1. Print a filament guide; preferably one that uses a bearing for your printer

I print on an Ender3 and use this guide by Mark Villela. A filament guide is an abosulte requirement to reduce the angle the filament must enter the extruder gear at. Without one, the tension on the filament at the extruder will be to great for it to push filament into the hot end.

2. Adjust slicer settings

The default settings for generic TPU 95A in Cura were not conservative enough to produce consistent prints. You need to print slow, hot and without retractions.

You can download my Cura TPU profile at this link. If Cura is not your preferred slicer a summary of the settings I changed are shown below.

adhesion_type = skirt
material_bed_temperature_layer_0 = 70
alternate_extra_perimeter = True
material_print_temperature_layer_0 = 228.0
retraction_enable = False
speed_layer_0 = 10
speed_print = 20.0

3. Clean your nozzle

The stringy nature of TPU can cause it to stick to your printer’s nozzle.

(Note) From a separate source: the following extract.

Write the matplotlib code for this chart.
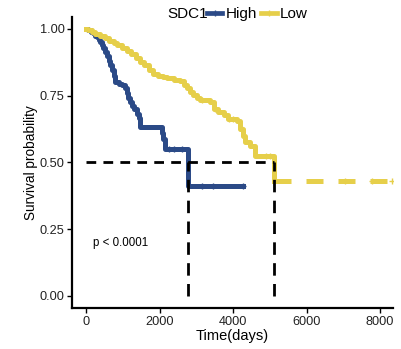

If there is a significant amount of TPU present on the nozzle before the print begins, this can cause a spiral of extruded filament buildup on the nozzle instead of the print bed. Clean the nozzle before starting or if its too far gone just save yourself some time and replace it with a cheap brass 0.4 mm.

4. Print models one at a time

I have found that when you disable retractions you can get a lot of stringing between objects. This is greatly reduced when you keep your prints to one main object or print objects serially instead of all-at-once.